I don't know who is reading my blog, but I can see some of the search keywords people use to get here, and it's kind of amusing:

"is bok choy supposed to have bugs in it?"  

"boys tutus"

"is it supposed to rain tomorrow am"

The first two make sense. Boys in tutus is a favorite topic of mine. And the bug choy incident still makes me recoil. But I've no idea how or why this blog would come up in a search for weather. Funny that the person didn't include a location. Surely it's raining today, somewhere.

I'm also sorry I don't have the answer to the bug choy question. In my opinion, no, it shouldn't (have bugs in it). Even though I know that's not very green or organic or earth-friendly of me to say. (Really, it was the bugs tucked inside the shrink wrap that was so odious. But here I am, still defending myself, what is it…a year later? Yes, a full year. That was last March 15.)

Meanwhile, I'm trying to be free and in the moment…yet, through that ever-mysterious alchemy of nature and nurture, I’ve passed onto Wally my crazy, neurotic mind. Today in the morning instead of his usual question about whether or not we can someday take the Acela train (faster/more expensive, though I’m not even sure how fast since the U.S. still has the old railway tracks and that’s the limiting reagent, plus the absurd number of Northeast stops…how is Rhode Island entitled to 3? Wouldn’t one suffice? Maybe two, so we can visit Vince’s parents?), today instead, there we are on a mild spring morning here in Chelsea, admiring the purple pansies on 9th avenue (the flowers), and there’s Wally saying, “I’m going to die?”

Someday – yes. Hopefully not anytime soon. Agh. Whaddya gonna do? It’s just how he’s wired. Apples don't fall far.
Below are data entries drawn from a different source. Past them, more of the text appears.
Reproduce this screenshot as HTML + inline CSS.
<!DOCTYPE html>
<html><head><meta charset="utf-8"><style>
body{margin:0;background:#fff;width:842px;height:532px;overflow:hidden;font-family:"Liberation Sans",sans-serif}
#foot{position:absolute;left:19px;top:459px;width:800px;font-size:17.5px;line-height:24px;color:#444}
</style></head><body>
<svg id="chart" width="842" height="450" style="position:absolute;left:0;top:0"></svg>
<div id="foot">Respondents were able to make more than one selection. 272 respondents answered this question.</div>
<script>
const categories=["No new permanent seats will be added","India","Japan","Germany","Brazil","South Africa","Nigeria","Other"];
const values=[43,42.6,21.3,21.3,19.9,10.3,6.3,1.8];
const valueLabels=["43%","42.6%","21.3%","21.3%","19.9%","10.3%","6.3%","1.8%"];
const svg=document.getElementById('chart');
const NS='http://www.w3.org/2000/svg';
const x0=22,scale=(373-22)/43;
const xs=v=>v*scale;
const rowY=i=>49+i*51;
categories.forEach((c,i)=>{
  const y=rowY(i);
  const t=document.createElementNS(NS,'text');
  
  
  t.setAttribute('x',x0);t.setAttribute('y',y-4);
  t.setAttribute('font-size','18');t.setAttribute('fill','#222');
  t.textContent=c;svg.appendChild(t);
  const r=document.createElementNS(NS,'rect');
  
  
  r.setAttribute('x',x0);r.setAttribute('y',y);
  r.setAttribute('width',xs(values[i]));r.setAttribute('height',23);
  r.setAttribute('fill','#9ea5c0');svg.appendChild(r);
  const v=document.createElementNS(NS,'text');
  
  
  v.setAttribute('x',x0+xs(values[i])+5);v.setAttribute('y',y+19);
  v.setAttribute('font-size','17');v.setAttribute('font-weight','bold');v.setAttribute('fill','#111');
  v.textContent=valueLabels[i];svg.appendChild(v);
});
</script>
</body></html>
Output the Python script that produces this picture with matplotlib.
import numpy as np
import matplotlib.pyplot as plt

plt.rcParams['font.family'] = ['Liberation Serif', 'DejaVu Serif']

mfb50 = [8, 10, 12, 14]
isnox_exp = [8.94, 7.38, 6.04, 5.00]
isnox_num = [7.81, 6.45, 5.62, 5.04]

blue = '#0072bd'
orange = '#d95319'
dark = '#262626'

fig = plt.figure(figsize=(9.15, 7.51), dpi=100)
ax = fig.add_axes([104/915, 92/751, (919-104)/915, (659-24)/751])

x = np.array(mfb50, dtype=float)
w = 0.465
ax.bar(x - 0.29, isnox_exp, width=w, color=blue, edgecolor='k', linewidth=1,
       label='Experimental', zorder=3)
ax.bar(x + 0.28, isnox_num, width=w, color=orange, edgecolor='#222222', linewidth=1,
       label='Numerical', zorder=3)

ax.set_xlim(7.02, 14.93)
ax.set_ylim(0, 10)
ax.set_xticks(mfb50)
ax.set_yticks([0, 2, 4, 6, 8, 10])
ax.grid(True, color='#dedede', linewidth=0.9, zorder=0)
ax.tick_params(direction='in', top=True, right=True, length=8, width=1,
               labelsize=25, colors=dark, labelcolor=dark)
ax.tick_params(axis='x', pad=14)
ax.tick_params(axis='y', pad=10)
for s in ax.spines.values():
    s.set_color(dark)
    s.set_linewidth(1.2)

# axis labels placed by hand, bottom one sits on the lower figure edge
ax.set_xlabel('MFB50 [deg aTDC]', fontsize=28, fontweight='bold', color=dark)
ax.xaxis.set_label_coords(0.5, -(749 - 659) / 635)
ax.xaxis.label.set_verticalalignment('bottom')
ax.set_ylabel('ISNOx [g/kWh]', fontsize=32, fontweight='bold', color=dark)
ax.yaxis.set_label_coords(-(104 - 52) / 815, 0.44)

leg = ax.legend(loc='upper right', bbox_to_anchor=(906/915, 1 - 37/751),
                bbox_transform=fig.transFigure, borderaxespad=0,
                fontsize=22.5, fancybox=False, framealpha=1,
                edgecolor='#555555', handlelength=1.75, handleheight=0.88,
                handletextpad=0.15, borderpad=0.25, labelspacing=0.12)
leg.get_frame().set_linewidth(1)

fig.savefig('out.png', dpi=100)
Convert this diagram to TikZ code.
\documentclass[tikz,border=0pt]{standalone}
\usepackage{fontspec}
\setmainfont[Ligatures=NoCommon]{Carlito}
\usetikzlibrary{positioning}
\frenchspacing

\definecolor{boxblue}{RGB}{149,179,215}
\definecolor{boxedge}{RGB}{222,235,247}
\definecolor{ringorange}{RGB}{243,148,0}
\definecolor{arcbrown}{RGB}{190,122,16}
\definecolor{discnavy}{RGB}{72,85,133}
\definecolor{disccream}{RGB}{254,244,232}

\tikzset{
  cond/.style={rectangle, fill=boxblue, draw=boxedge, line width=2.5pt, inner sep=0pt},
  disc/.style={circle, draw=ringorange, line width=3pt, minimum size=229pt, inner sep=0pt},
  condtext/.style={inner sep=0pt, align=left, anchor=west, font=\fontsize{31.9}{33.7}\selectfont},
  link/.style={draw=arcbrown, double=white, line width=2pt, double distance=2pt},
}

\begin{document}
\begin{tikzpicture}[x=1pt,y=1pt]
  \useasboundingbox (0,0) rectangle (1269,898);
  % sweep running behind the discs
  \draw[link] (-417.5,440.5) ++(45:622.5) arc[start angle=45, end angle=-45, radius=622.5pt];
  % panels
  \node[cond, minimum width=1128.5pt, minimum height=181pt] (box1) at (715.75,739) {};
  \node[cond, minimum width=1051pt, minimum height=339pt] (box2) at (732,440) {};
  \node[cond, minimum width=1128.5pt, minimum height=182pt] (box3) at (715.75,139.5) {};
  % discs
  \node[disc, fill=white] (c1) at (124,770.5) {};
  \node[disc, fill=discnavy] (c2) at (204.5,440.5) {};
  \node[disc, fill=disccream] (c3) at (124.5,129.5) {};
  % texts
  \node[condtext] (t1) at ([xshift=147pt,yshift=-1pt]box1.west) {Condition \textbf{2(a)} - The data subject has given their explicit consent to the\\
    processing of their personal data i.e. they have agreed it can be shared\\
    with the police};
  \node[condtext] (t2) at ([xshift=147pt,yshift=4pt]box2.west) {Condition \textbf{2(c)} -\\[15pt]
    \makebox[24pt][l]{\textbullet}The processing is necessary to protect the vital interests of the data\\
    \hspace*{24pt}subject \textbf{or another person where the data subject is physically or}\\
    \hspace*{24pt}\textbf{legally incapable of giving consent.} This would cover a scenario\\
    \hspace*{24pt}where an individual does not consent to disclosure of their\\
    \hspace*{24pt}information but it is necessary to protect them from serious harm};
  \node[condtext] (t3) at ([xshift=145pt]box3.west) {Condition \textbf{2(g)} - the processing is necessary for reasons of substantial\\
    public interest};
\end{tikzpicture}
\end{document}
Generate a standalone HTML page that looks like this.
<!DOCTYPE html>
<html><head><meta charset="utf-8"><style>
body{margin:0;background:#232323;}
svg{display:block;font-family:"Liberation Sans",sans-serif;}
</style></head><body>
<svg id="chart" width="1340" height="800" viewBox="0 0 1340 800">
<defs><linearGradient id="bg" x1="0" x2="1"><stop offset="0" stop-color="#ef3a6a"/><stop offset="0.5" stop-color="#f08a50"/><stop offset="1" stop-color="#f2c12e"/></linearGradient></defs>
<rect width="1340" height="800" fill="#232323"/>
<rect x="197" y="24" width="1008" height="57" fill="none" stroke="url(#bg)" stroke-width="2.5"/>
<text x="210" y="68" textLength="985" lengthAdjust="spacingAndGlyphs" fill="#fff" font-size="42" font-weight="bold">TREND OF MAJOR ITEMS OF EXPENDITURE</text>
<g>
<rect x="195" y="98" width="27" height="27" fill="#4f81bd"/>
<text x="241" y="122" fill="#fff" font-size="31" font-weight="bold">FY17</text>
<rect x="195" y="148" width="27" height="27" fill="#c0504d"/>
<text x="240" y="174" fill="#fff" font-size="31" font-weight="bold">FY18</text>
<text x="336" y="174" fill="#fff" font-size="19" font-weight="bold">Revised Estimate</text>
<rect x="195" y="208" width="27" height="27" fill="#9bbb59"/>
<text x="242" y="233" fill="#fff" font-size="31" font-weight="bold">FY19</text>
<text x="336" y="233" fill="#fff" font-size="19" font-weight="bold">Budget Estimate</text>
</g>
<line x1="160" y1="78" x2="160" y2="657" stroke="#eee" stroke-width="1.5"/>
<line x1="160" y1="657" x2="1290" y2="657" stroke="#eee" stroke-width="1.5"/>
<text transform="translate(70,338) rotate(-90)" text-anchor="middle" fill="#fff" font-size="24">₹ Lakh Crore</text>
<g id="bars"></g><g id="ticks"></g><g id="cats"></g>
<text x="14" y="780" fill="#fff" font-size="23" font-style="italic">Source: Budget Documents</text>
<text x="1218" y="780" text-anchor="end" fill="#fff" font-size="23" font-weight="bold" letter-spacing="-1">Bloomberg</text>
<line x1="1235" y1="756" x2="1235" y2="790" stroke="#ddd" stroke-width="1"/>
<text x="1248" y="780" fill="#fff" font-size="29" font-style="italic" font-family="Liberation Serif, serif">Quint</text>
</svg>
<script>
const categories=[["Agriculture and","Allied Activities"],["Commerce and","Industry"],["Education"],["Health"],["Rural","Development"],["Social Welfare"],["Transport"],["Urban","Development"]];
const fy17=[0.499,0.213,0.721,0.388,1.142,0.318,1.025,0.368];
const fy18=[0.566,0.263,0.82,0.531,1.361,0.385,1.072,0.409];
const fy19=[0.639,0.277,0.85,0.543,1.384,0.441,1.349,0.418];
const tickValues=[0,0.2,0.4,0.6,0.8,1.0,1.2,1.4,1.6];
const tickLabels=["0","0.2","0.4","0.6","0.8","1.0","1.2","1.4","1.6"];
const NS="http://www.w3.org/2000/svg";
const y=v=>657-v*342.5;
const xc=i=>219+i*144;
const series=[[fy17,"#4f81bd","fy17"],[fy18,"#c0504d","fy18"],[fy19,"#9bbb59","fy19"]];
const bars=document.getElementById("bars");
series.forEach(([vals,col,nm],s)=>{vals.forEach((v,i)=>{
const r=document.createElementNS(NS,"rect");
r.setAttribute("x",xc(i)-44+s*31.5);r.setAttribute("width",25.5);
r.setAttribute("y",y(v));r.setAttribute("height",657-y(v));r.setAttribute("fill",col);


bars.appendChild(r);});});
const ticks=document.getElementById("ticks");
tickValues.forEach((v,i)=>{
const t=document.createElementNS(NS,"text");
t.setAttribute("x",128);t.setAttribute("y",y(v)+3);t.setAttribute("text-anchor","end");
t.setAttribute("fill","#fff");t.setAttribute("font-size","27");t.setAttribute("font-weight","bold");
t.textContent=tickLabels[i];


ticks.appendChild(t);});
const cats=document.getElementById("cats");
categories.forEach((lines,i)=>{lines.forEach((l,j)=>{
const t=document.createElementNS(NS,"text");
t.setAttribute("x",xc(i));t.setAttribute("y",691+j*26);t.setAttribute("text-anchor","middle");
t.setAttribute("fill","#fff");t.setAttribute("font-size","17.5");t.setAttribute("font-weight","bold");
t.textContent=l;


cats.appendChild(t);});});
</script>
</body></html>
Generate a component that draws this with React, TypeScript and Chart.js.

In other news, this great minimalist mom--also named Rachel--who owns two pairs of jeans and lives on the Isle of Man (between Ireland and Great Britain), a 20 minutes walk (no car) from the nearest potential person-for-her-toddler-to-hang-out-with (okay, fine, playdate), mentioned me on her blog today, in her pitch for an unplugged week (or at least day). The unplugged day starts this Friday evening, March 23 sundown to March 24 sundown. Do you want to join? It's part of the Sabbath Manifesto project - I can't remember if I mentioned that before on my blog, or just in conversation.

Here's the description of the National Day of Unplugging from the cause page:

"The National Day of Unplugging is a respite from the relentless deluge of technology and information. With roots in Jewish tradition, this modern day of rest was developed by Reboot as a way to bring some balance to our increasingly fast-paced way of life and reclaim time to connect with family, friends, the community and ourselves. Shut down your computer. Turn off your cell phone. Stop the constant emailing, texting, Tweeting and Facebooking to take time to notice the world around you. Connect with loved ones. Nurture your health. Get outside. Find silence. Avoid commerce. Give back. Eat Together."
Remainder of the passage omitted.